--- start of Supplied material ---
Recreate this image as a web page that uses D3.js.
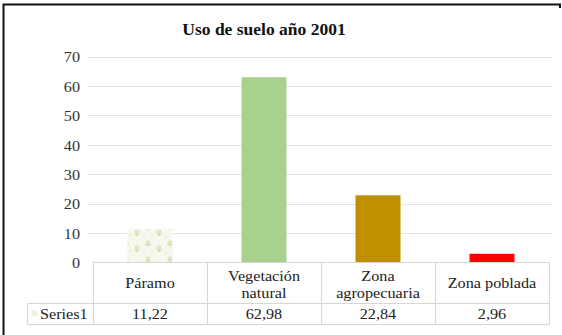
<!DOCTYPE html>
<html>
<head>
<meta charset="utf-8">
<script src="https://cdn.jsdelivr.net/npm/d3@7"></script>
<style>
  html, body { margin: 0; padding: 0; background: #fff; }
  svg { display: block; }
  svg text { font-family: "Liberation Serif", "Times New Roman", "DejaVu Serif", serif; }
</style>
</head>
<body>
<svg id="chart" width="562" height="335"></svg>
<script>
// Land use, 2001 (percent of area)
const title = "Uso de suelo año 2001";
const categories = ["Páramo", "Vegetación natural", "Zona agropecuaria", "Zona poblada"];
const categoryLines = [["Páramo"], ["Vegetación", "natural"], ["Zona", "agropecuaria"], ["Zona poblada"]];
const values = [11.22, 62.98, 22.84, 2.96];
const valueLabels = ["11,22", "62,98", "22,84", "2,96"];
const seriesName = "Series1";
const yTicks = [0, 10, 20, 30, 40, 50, 60, 70];
const barColors = ["url(#paramo)", "#a9d18e", "#bf9000", "#ff0000"];

const svg = d3.select("#chart");
const sx = 1.08; // slightly wide lettering

// helper: text placed at (x, y), widened horizontally
function label(g, x, y, t, anchor) {
  return g.append("text")
    .attr("transform", `translate(${x},${y}) scale(${sx},1)`)
    .attr("text-anchor", anchor || "middle")
    .text(t);
}

// leafy texture for the páramo bar
const defs = svg.append("defs");
const pat = defs.append("pattern")
  .attr("id", "paramo").attr("patternUnits", "userSpaceOnUse")
  .attr("width", 22).attr("height", 16);
pat.append("rect").attr("width", 22).attr("height", 16).attr("fill", "#f6f8ee");
pat.append("path")
  .attr("d", "M5 12 L3 6 M5 12 L5 5 M5 12 L7 6 M5 12 L2 9 M5 12 L8 9 M16 6 L14 1 M16 6 L16 0 M16 6 L18 1 M16 6 L13 4 M16 6 L19 4")
  .attr("stroke", "#cfdfb0").attr("stroke-width", 1).attr("fill", "none");
pat.append("circle").attr("cx", 12).attr("cy", 13).attr("r", 0.8).attr("fill", "#d9e6bf");
pat.append("circle").attr("cx", 20).attr("cy", 11).attr("r", 0.8).attr("fill", "#d9e6bf");

// outer frame (top and left edges)
svg.append("path")
  .attr("d", "M3.5 339 L3.5 4.5 L560 4.5 L560 8")
  .attr("fill", "none").attr("stroke", "#111").attr("stroke-width", 2);

svg.append("text")
  .attr("x", 264).attr("y", 35)
  .attr("text-anchor", "middle")
  .attr("font-weight", "bold")
  .attr("font-size", 17.5).attr("fill", "#111")
  .text(title);

const x = d3.scaleBand().domain(categories).range([93, 549]).paddingInner(0).paddingOuter(0);
const y = d3.scaleLinear().domain([0, 70]).range([262.5, 56.5]);

// gridlines
svg.append("g")
  .selectAll("line").data(yTicks.filter(d => d > 0)).join("line")
  .attr("x1", 87).attr("x2", 552)
  .attr("y1", d => Math.round(y(d)) + 0.5).attr("y2", d => Math.round(y(d)) + 0.5)
  .attr("stroke", "#e3e3e3").attr("stroke-width", 1);

// y axis labels
const yAxis = d3.axisLeft(y).tickValues(yTicks).tickSize(0).tickPadding(0);
const gy = svg.append("g").attr("transform", "translate(80,0)").call(yAxis);
gy.select(".domain").remove();
gy.selectAll("text")
  .attr("font-size", 15).attr("fill", "#333")
  .attr("dy", "0.35em")
  .attr("transform", `scale(${sx},1)`)
  .attr("x", 0)
  .attr("text-anchor", "end");

// bars
const barW = 45;
svg.append("g")
  .selectAll("rect").data(values).join("rect")
  .attr("x", (d, i) => x(categories[i]) + x.bandwidth() / 2 - barW / 2)
  .attr("width", barW)
  .attr("y", d => y(d))
  .attr("height", d => y(0) - y(d))
  .attr("fill", (d, i) => barColors[i]);

// data table below the plot
const tbl = svg.append("g").attr("stroke", "#d6d6d6").attr("stroke-width", 1).attr("fill", "none");
const yTop = 262.5, yMid = 303.5, yBot = 324.5, xLeft = 27.5;
tbl.append("line").attr("x1", 93).attr("x2", 549.5).attr("y1", yTop).attr("y2", yTop);
tbl.append("line").attr("x1", xLeft).attr("x2", 549.5).attr("y1", yMid).attr("y2", yMid);
tbl.append("line").attr("x1", xLeft).attr("x2", 549.5).attr("y1", yBot).attr("y2", yBot);
tbl.append("line").attr("x1", xLeft).attr("x2", xLeft).attr("y1", yMid).attr("y2", yBot);
const cols = categories.map(c => x(c)).concat([x.range()[1]]);
tbl.selectAll(".v").data(cols).join("line")
  .attr("x1", d => Math.round(d) + 0.5).attr("x2", d => Math.round(d) + 0.5)
  .attr("y1", yTop).attr("y2", yBot);

// header row (category names)
const hdr = svg.append("g").attr("font-size", 15).attr("fill", "#222");
categoryLines.forEach((lines, i) => {
  const cx = x(categories[i]) + x.bandwidth() / 2;
  const lh = 17;
  const y0 = lines.length > 1 ? 281 : 288;
  lines.forEach((t, j) => label(hdr, cx, y0 + j * lh, t));
});

// value row
const row = svg.append("g").attr("font-size", 15).attr("fill", "#222");
valueLabels.forEach((t, i) => label(row, x(categories[i]) + x.bandwidth() / 2, 319, t));

// legend key + series name
svg.append("rect").attr("x", 32).attr("y", 310).attr("width", 5).attr("height", 6)
  .attr("fill", "#eef3df");
const leg = svg.append("g").attr("font-size", 15).attr("fill", "#222");
label(leg, 40, 319, seriesName, "start");
</script>
</body>
</html>
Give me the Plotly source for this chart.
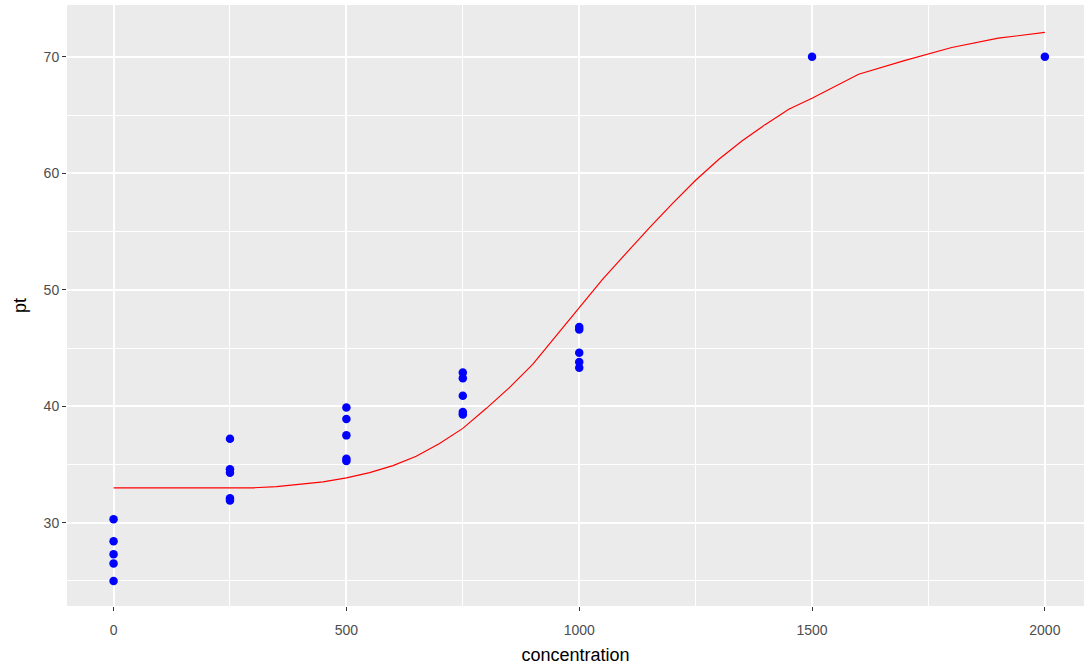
import plotly.graph_objects as go

# observed data
conc_pts = [0, 0, 0, 0, 0,
            250, 250, 250, 250, 250,
            500, 500, 500, 500, 500,
            750, 750, 750, 750, 750,
            1000, 1000, 1000, 1000, 1000,
            1500, 2000]
pt_pts = [30.3, 28.4, 27.3, 26.5, 25.0,
          37.2, 34.6, 34.3, 32.1, 31.9,
          39.9, 38.9, 37.5, 35.5, 35.3,
          42.9, 42.4, 40.9, 39.5, 39.3,
          46.8, 46.6, 44.6, 43.8, 43.3,
          70.0, 70.0]

# fitted curve
curve_x = [0, 100, 200, 300, 350, 400, 450, 500, 550, 600, 650, 700, 750, 800,
           850, 900, 950, 1000, 1050, 1100, 1150, 1200, 1250, 1300, 1350, 1400,
           1450, 1500, 1600, 1700, 1800, 1900, 2000]
curve_y = [33.0, 33.0, 33.0, 33.0, 33.1, 33.3, 33.5, 33.85, 34.3, 34.9, 35.7, 36.8,
           38.1, 39.8, 41.6, 43.6, 46.0, 48.5, 50.9, 53.1, 55.3, 57.4, 59.4, 61.2,
           62.8, 64.2, 65.5, 66.45, 68.5, 69.7, 70.8, 71.6, 72.1]

x_ticks = [0, 500, 1000, 1500, 2000]
y_ticks = [30, 40, 50, 60, 70]

fig = go.Figure()
fig.add_trace(go.Scatter(x=conc_pts, y=pt_pts, mode="markers",
                         marker=dict(color="#0000FF", size=8.5, line=dict(width=0)),
                         showlegend=False))
fig.add_trace(go.Scatter(x=curve_x, y=curve_y, mode="lines",
                         line=dict(color="#FF0000", width=1.2),
                         showlegend=False))

axis_common = dict(
    showgrid=True, gridcolor="white", gridwidth=1.6,
    zeroline=False, showline=False,
    ticks="outside", ticklen=4, tickwidth=1.1, tickcolor="#333333",
    tickfont=dict(family="Liberation Sans, Arial, sans-serif", size=14, color="#4D4D4D"),
    title_font=dict(family="Liberation Sans, Arial, sans-serif", size=18, color="black"),
)

fig.update_xaxes(**axis_common, range=[-100, 2084], tickvals=x_ticks,
                 ticktext=[str(v) for v in x_ticks], ticklabelstandoff=7,
                 minor=dict(dtick=250, tick0=250, showgrid=True, gridcolor="white", gridwidth=0.8, ticks=""),
                 title_text="concentration", title_standoff=11)
fig.update_yaxes(**axis_common, range=[22.85, 74.45], tickvals=y_ticks,
                 ticktext=[str(v) for v in y_ticks],
                 minor=dict(dtick=5, tick0=25, showgrid=True, gridcolor="white", gridwidth=0.8, ticks=""),
                 title_text="pt", title_standoff=12)

fig.update_layout(
    width=1084, height=671,
    margin=dict(l=67, r=0, t=5, b=65),
    plot_bgcolor="#EBEBEB", paper_bgcolor="white",
    font=dict(family="Liberation Sans, Arial, sans-serif"),
)

fig.write_html("out.html")
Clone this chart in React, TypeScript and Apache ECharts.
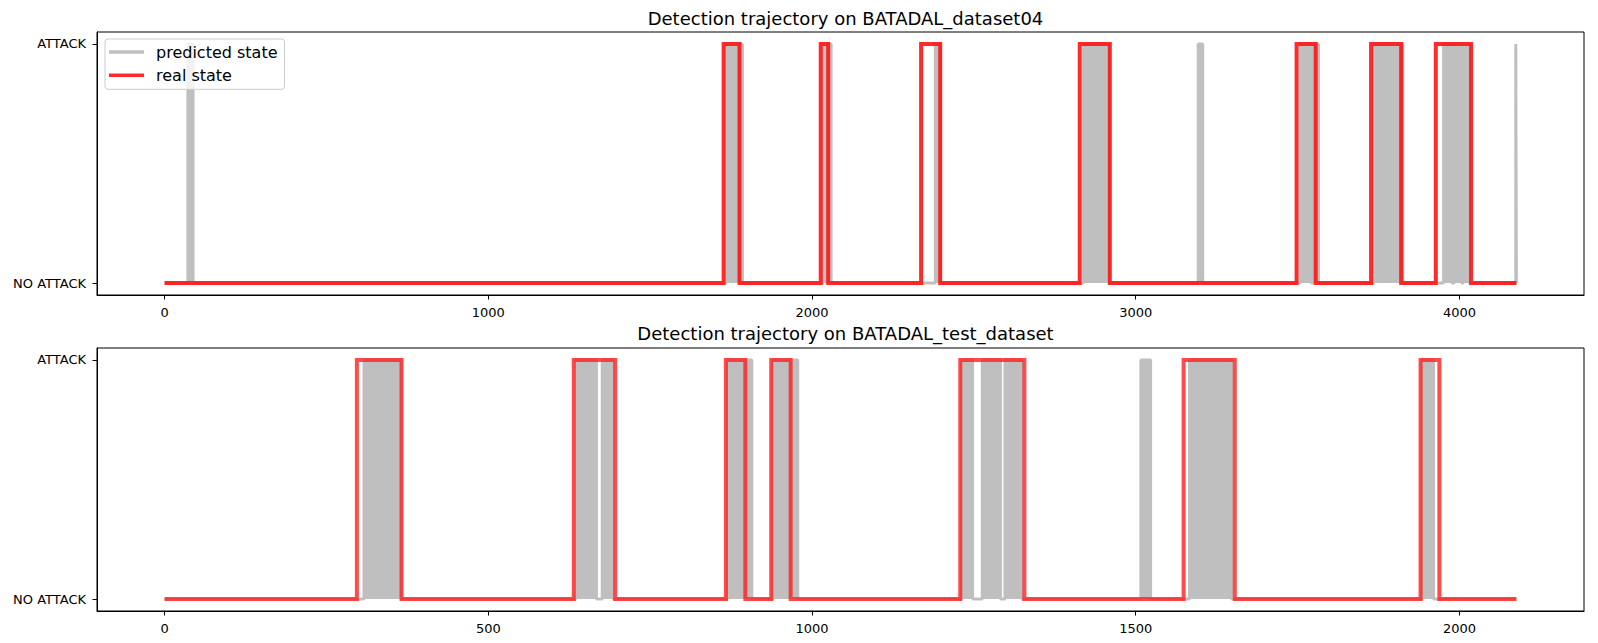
--- end of Supplied material ---
*Problem*: Return each line that includes "chart".

*Finished answer*:
<svg id="chart" width="562" height="335"></svg>
const svg = d3.select("#chart");
Give me the Plotly source for this chart.
Clone this chart in React, TypeScript and Apache ECharts.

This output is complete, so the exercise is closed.